Phil Haack’s post about named format strings a week or so ago, and the followup discussion on Phil’s blog this week, got me intrigued at lunchtime today – intrigued enough to have a play. As Phil says, it’s a fairly simple problem space, but it does have some gnarly edge cases, and he’d put together a fairly thorough set of unit tests which tripped up some alternative implementations he’d come across.

As it happens, I’ve been nursing some thoughts about string formatting in the back of my mind ever since I came across F#’s strongly typed format expressions, which are actually parsed and typechecked by the compiler. Obviously C# can’t be hacked to do anything that clever at compile time, but it did make me think that it must be possible to do a one-time parse of a format string to turn it into a function that could subsequently be executed to generate format output for a particular set of variables.

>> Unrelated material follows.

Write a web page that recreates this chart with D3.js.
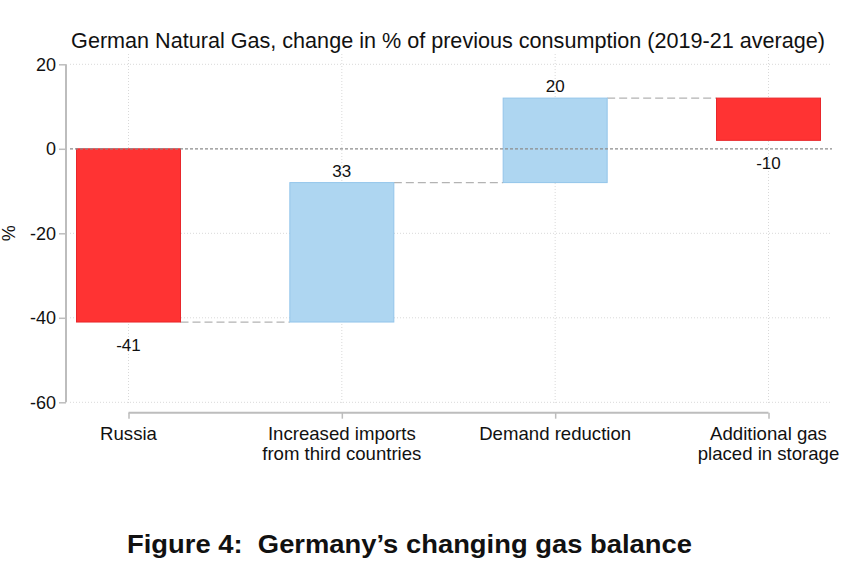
<!doctype html>
<html>
<head>
  <meta charset="utf-8">
  <title>Germany's changing gas balance</title>
  <script src="https://d3js.org/d3.v7.min.js"></script>
  <style>
    body { margin: 0; background: #fff; }
    text { font-family: "Liberation Sans", Arial, sans-serif; fill: #111; }
  </style>
</head>
<body>
  <div id="chart"></div>
  <script>
    // chart data
    var categories = ["Russia", "Increased imports", "Demand reduction", "Additional gas"];
    var categoryLabels = [["Russia"], ["Increased imports", "from third countries"], ["Demand reduction"], ["Additional gas", "placed in storage"]];
    var values = [-41, 33, 20, -10];
    var yTicks = [20, 0, -20, -40, -60];

    var W = 862, H = 573;
    var svg = d3.select("#chart").append("svg")
      .attr("width", W)
      .attr("height", H);

    var x = d3.scalePoint()
      .domain(categories)
      .range([128.5, 768.5]);

    var y = d3.scaleLinear()
      .domain([-60, 20])
      .range([402.3, 64.3]);

    var barWidth = 104;

    // waterfall start/end for each step
    var steps = [];
    var running = 0;
    values.forEach(function (v, i) {
      steps.push({ cat: categories[i], value: v, start: running, end: running + v });
      running += v;
    });

    // gridlines
    var grid = svg.append("g");
    grid.selectAll(".hgrid")
      .data(yTicks.filter(function (d) { return d !== 0; }))
      .enter().append("line")
      .attr("x1", 70).attr("x2", 832)
      .attr("y1", function (d) { return y(d); })
      .attr("y2", function (d) { return y(d); })
      .attr("stroke", "#d9d9d9")
      .attr("stroke-width", 1)
      .attr("stroke-dasharray", "1,2");

    grid.selectAll(".vgrid")
      .data(categories)
      .enter().append("line")
      .attr("x1", function (d) { return x(d); })
      .attr("x2", function (d) { return x(d); })
      .attr("y1", 54).attr("y2", 405)
      .attr("stroke", "#d9d9d9")
      .attr("stroke-width", 1)
      .attr("stroke-dasharray", "1,2");

    // connectors between bars
    svg.selectAll(".connector")
      .data(steps.slice(0, steps.length - 1))
      .enter().append("line")
      .attr("x1", function (d) { return x(d.cat) + barWidth / 2; })
      .attr("x2", function (d, i) { return x(categories[i + 1]) - barWidth / 2; })
      .attr("y1", function (d) { return y(d.end); })
      .attr("y2", function (d) { return y(d.end); })
      .attr("stroke", "#b3b3b3")
      .attr("stroke-width", 1.2)
      .attr("stroke-dasharray", "8,4");

    // bars
    svg.selectAll(".bar")
      .data(steps)
      .enter().append("rect")
      .attr("x", function (d) { return x(d.cat) - barWidth / 2; })
      .attr("width", barWidth)
      .attr("y", function (d) { return y(Math.max(d.start, d.end)); })
      .attr("height", function (d) { return Math.abs(y(d.start) - y(d.end)); })
      .attr("fill", function (d) { return d.value < 0 ? "#ff3333" : "#aed6f1"; })
      .attr("stroke", function (d) { return d.value < 0 ? "#e8262b" : "#93c5ea"; })
      .attr("stroke-width", 1);

    // zero line
    svg.append("line")
      .attr("x1", 70).attr("x2", 832)
      .attr("y1", y(0)).attr("y2", y(0))
      .attr("stroke", "#8c8c8c")
      .attr("stroke-width", 1.2)
      .attr("stroke-dasharray", "3,2");

    // value labels
    svg.selectAll(".vlabel")
      .data(steps)
      .enter().append("text")
      .attr("x", function (d) { return x(d.cat); })
      .attr("y", function (d) {
        return d.value < 0 ? y(Math.min(d.start, d.end)) + 29 : y(Math.max(d.start, d.end)) - 6;
      })
      .attr("text-anchor", "middle")
      .style("font-size", "17px")
      .text(function (d) { return d.value; });

    // y axis
    var yAxis = svg.append("g")
      .attr("transform", "translate(66,0)")
      .call(d3.axisLeft(y).tickValues(yTicks).tickSize(7).tickPadding(3)
        .tickFormat(function (d) { return String(d); }));
    yAxis.select(".domain").attr("stroke", "#bdbdbd").attr("stroke-width", 2)
      .attr("d", "M0," + y(20) + "V" + y(-60));
    yAxis.selectAll(".tick line").attr("stroke", "#bdbdbd").attr("stroke-width", 1.5);
    yAxis.selectAll(".tick text")
      .style("font-size", "18px")
      .style("font-family", "'Liberation Sans', Arial, sans-serif")
      .attr("fill", "#111");

    // x axis
    var xAxis = svg.append("g")
      .attr("transform", "translate(0,412.7)")
      .call(d3.axisBottom(x).tickSize(6).tickFormat(""));
    xAxis.select(".domain").attr("stroke", "#bdbdbd").attr("stroke-width", 2)
      .attr("d", "M" + x(categories[0]) + ",0H" + x(categories[categories.length - 1]));
    xAxis.selectAll(".tick line").attr("stroke", "#bdbdbd").attr("stroke-width", 1.5);

    svg.selectAll(".xlabel")
      .data(categories)
      .enter().append("text")
      .attr("x", function (d) { return x(d); })
      .attr("y", 440)
      .attr("text-anchor", "middle")
      .style("font-size", "18.6px")
      .selectAll("tspan")
      .data(function (d, i) { return categoryLabels[i]; })
      .enter().append("tspan")
      .attr("x", function () { return x(d3.select(this.parentNode).datum()); })
      .attr("dy", function (d, i) { return i === 0 ? 0 : 20; })
      .text(function (d) { return d; });

    // y axis title
    svg.append("text")
      .attr("transform", "translate(15," + y(-20) + ") rotate(-90)")
      .attr("text-anchor", "middle")
      .style("font-size", "18px")
      .text("%");

    // chart title
    svg.append("text")
      .attr("x", 448)
      .attr("y", 48)
      .attr("text-anchor", "middle")
      .style("font-size", "21.6px")
      .text("German Natural Gas, change in % of previous consumption (2019-21 average)");

    // figure caption
    svg.append("text")
      .attr("x", 127)
      .attr("y", 553)
      .attr("textLength", 565)
      .attr("lengthAdjust", "spacingAndGlyphs")
      .style("font-size", "26px")
      .style("font-weight", "bold")
      .text("Figure 4:\u00a0 Germany\u2019s changing gas balance");
  </script>
</body>
</html>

So, for example, Phil’s sample expression "{pi} first, {date} second" would be compiled into a function which, given an object obj with properties ‘pi’ and ‘date’, returns, essentially, obj.pi + “ first, “ + obj.date + “ second” (although in reality, it should use a stringbuilder).

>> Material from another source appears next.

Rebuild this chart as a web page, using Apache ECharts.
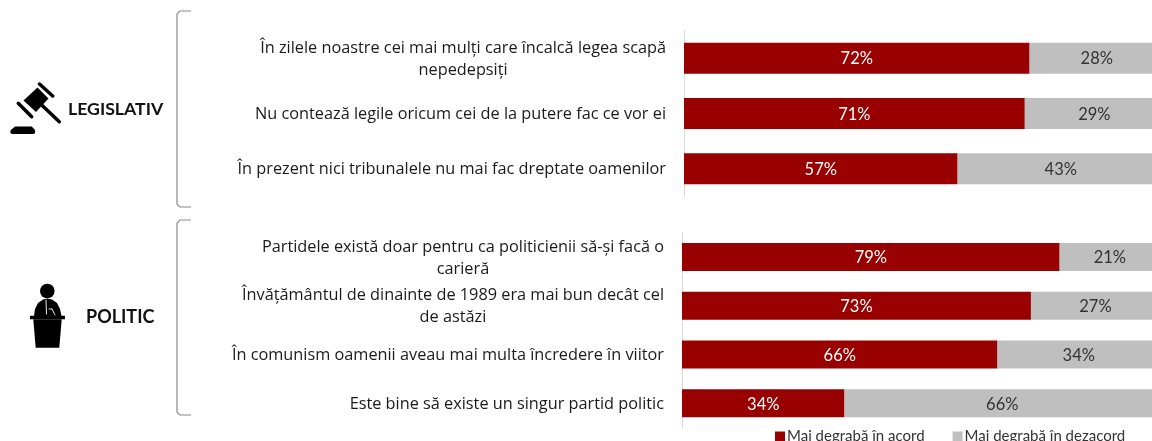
<!DOCTYPE html>
<html><head><meta charset="utf-8">
<style>html,body{margin:0;padding:0;background:#fff}#c{width:1152px;height:441px}</style>
<script src="https://cdn.jsdelivr.net/npm/echarts@6/dist/echarts.min.js"></script>
</head><body><div id="c"></div>
<script>
const categoriesLegislativ = [
  "În zilele noastre cei mai mulți care încalcă legea scapă\nnepedepsiți",
  "Nu contează legile oricum cei de la putere fac ce vor ei",
  "În prezent nici tribunalele nu mai fac dreptate oamenilor"
];
const acordLegislativ = [72, 71, 57];
const dezacordLegislativ = [28, 29, 43];
const categoriesPolitic = [
  "Partidele există doar pentru ca politicienii să-și facă o\ncarieră",
  "Învățământul de dinainte de 1989 era mai bun decât cel\nde astăzi",
  "În comunism oamenii aveau mai multa încredere în viitor",
  "Este bine să existe un singur partid politic"
];
const acordPolitic = [79, 73, 66, 34];
const dezacordPolitic = [21, 27, 34, 66];
const seriesNames = ["Mai degrabă în acord", "Mai degrabă în dezacord"];
const groupNames = ["LEGISLATIV", "POLITIC"];

const FONT = "Lato";
const LABEL_FONT = "Open Sans";
const RED = "#990000", GREY = "#BFBFBF";
const lineStyle = {color:"#1a1a1a", fontFamily:LABEL_FONT, fontSize:16.3, lineHeight:22, align:"center"};
function yAxis(cats, gi){
  return {type:"category", gridIndex:gi, inverse:true, data:cats,
    axisTick:{show:false},
    axisLine:{show:true, lineStyle:{color:"#D9D9D9", width:1}},
    axisLabel:{color:"#1a1a1a", fontFamily:LABEL_FONT, fontSize:16.3, lineHeight:22, align:"right", margin:18, padding:[2,0,0,0],
      formatter:v => v.split("\n").map(s => "{l|" + s + "}").join("\n"),
      rich:{l:lineStyle}}};
}
function xAxis(gi){
  return {type:"value", gridIndex:gi, min:0, max:100, show:false};
}
function bar(name, data, gi, color, labelColor, bw){
  return {type:"bar", name, stack:"s"+gi, xAxisIndex:gi, yAxisIndex:gi, data, barWidth:bw,
    itemStyle:{color},
    label:{show:true, position:"inside", offset:[0,1], formatter:"{c}%", color:labelColor, fontFamily:FONT, fontSize:16.5}};
}
function poly(points, fill){ return {type:"polygon", shape:{points}, style:{fill:fill||"#000"}}; }
function seg(x1,y1,x2,y2,w,color){ return {type:"line", shape:{x1,y1,x2,y2}, style:{stroke:color||"#000", lineWidth:w, lineCap:"round"}}; }
const chart = echarts.init(document.getElementById("c"), null, {renderer:"canvas"});
chart.setOption({
  animation:false,
  backgroundColor:"#fff",
  legend:{data:seriesNames, left:770, top:424, itemWidth:10, itemHeight:10, itemGap:28, icon:"rect",
    textStyle:{color:"#333", fontFamily:FONT, fontSize:15, padding:[0,0,0,-3]}},
  grid:[
    {left:684, top:30.5, width:480, height:166, outerBoundsMode:"none"},
    {left:682, top:232.7, width:478, height:195, outerBoundsMode:"none"}
  ],
  xAxis:[xAxis(0), xAxis(1)],
  yAxis:[yAxis(categoriesLegislativ,0), yAxis(categoriesPolitic,1)],
  series:[
    bar(seriesNames[0], acordLegislativ, 0, RED, "#fff", 31),
    bar(seriesNames[1], dezacordLegislativ, 0, GREY, "#333", 31),
    bar(seriesNames[0], acordPolitic, 1, RED, "#fff", 28),
    bar(seriesNames[1], dezacordPolitic, 1, GREY, "#333", 28)
  ],
  graphic:[
    {type:"polyline", shape:{points:[[191,11],[180,11],[177,14],[177,204],[180,207],[191,207]]}, style:{stroke:"#8c8c8c", lineWidth:1.2, fill:null}},
    {type:"polyline", shape:{points:[[191,220],[180,220],[177,223],[177,412],[180,415],[191,415]]}, style:{stroke:"#8c8c8c", lineWidth:1.2, fill:null}},
    {type:"text", x:68, y:100, style:{text:groupNames[0], font:"bold 17.7px "+FONT, fill:"#111"}},
    {type:"text", x:86, y:308, style:{text:groupNames[1], font:"bold 18px "+FONT, fill:"#111"}},
    seg(39.5,84,52.7,96,3.5),
    seg(18.3,103.3,31.7,116.7,3.5),
    poly([[37.5,87.5],[48.5,98.5],[36,112],[23.5,100.5]]),
    seg(41.7,105,59.3,121.7,3.5),
    seg(12.5,131.7,33,131.7,4.5),
    poly([[15,126.5],[31.7,126.5],[35,130],[11,130]]),
    {type:"circle", shape:{cx:47.3, cy:291, r:7.3}, style:{fill:"#000"}},
    poly([[34,316],[35,309],[38,303],[43,299.5],[47,298.5],[52,299.5],[57,303],[60,309],[61.5,316]]),
    seg(46,300,46.5,314,0.9,"#fff"),
    seg(49,309,52,309,0.9,"#fff"),
    seg(52,309,55,315,0.9,"#fff"),
    {type:"rect", shape:{x:30, y:315.7, width:35, height:3.6}, style:{fill:"#000"}},
    poly([[33.3,319.3],[61.7,319.3],[59.3,347.7],[35.7,347.7]])
  ]
});
</script></body></html>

Compiling functions dynamically would, until recently, have meant delving into Reflection.Emit and brushing up on IL syntax. In .NET 3.5, however, it sounds like a job for System.Linq.Expressions, and so this looked like a perfect opportunity to have a hack around with dynamically constructing expression trees.

So, armed with Phil’s test suite, I set out to throw together a solution to see whether this approach was viable. Once I’d got the tests passing, and mindful of Phil’s admonition that this isn’t a speed contest, for a laugh I threw my implementation’s hat in the ring in Phil’s benchmark testbed. I was expecting my lambda generator to crawl in behind the rest, but was astonished instead when the results came in:

Hanselformat took 0.17128 ms
OskarFormat took 0.22646 ms
JamesFormat took 0.1473 ms
HenriFormat took 0.1085 ms
HaackFormat took 0.1262 ms
HartFormat took 0.04908 ms

Now, it’s not a speed contest, obviously, until you’re winning.

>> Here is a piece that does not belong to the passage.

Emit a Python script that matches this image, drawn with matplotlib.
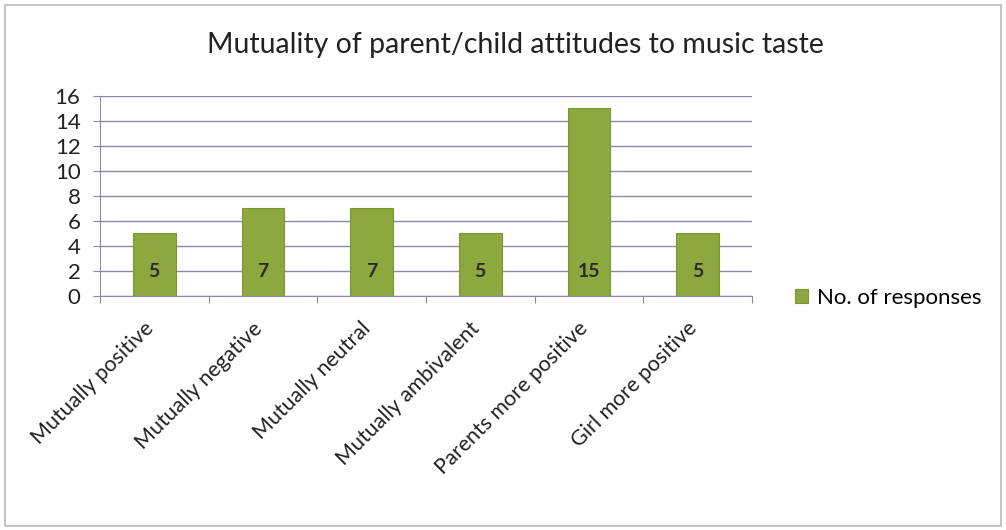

The thing that amazed me about this result was that in this version of the benchmark test, I wasn’t reusing the ‘compiled’ parsed format – I was parsing the format string every time through (though there was some upfront precompilation and reflection caching that I’ll come to later)

Reusing the same precompiled formatter each time round, the result looks almost unbelievable:

HartFormat - precompiled took 0.0076 ms

This even compares favourably (i.e., it’s in the same order of magnitude of execution time) with these alternatives:

ConcatFormat took 0.00476 ms
StringFormatFormat took 0.00582 ms
StringBuilderFormat took 0.00474 ms

The source for which is as follows:

MeasureFormatTime("ConcatFormat", 
        () => o.foo + " is a " + o.bar + " is a " + o.baz 
                + " is a " + o.qux.ToString("#.#") 
                + " is a really big " + o.fizzle);
 MeasureFormatTime("StringFormatFormat", 
        () => String.Format("{0} is a {1} is a {2} is a {3:#.#} is a really big {4}", 
                o.foo, o.bar, o.baz, o.qux, o.fizzle));
 MeasureFormatTime("StringBuilderFormat", () => new StringBuilder(o.foo, 128)
                .Append(" is a ")
                .Append(o.bar)
                .Append(" is a ")
                .Append(o.baz)
                .Append(" is a ")
                .Append(o.qux.ToString("#.#"))
                .Append(" is a really big ")
                .Append(o.fizzle)
                .ToString());

So, what are the ingredients of my formatter that mean it’s able to be so fast? I think there are three:

  1. It uses an efficient regex search strategy to parse the format string
  2. It pre-analyses the datatype of the object that it’s going to have to extract property values from, and pregenerates and caches fast property accessors for it
  3. It uses the format string parse information and precompiled property accessors to generate a lambda expression whose compiled execution path is not dissimilar from the StringBuilderFormat example above, which had the fastest execution time of any strategy.

Regex

The regex I used solves all my parsing issues in one go – it handles format expressions, escaped braces, and also picks up loose unmatched braces, all in one go:

    (?<escapedOpenBrace>      {{       )
|   (?<escapedCloseBrace>     }}       )
|                             {
                                  (?<name>[A-Za-z_][A-Za-z0-9_]*)
                                  (?<propertyChain>\.(([A-Za-z_][A-Za-z0-9_]*\.)*[A-Za-z_][A-Za-z0-9_]*))?
                                  (:(?<fmt>[^}]+))?
                              }
|   (?<mismatchedBrace>       {     )

 

This is a useful regex pattern to know. Picking up all the matches for this regex in the format string tells me all the places I need to do anything special, and I can distinguish between those cases by examining whether particular named match groups succeeded:

if (match.Groups["mismatchedBrace"].Success) 
    throw new FormatException("Mismatched brace in format expression at " + match.Index);
else if (match.Groups["escapedOpenBrace"].Success) yield return OpenBrace;
else if (match.Groups["escapedCloseBrace"].Success) yield return CloseBrace;

Letting the regex engine handle parsing takes a lot of responsibility off my shoulders; I don’t have to implement my own state machine (the regex engine is excellent at doing precisely that), or my own lookahead/backtrack strategy (the regex engine handles that too). The expression is generally quite conservative in what it matches (except for format values, but those are relatively rare) so should be pretty quick in most cases – including non-matching scenarios, which is typically where a lot of regexes fall down.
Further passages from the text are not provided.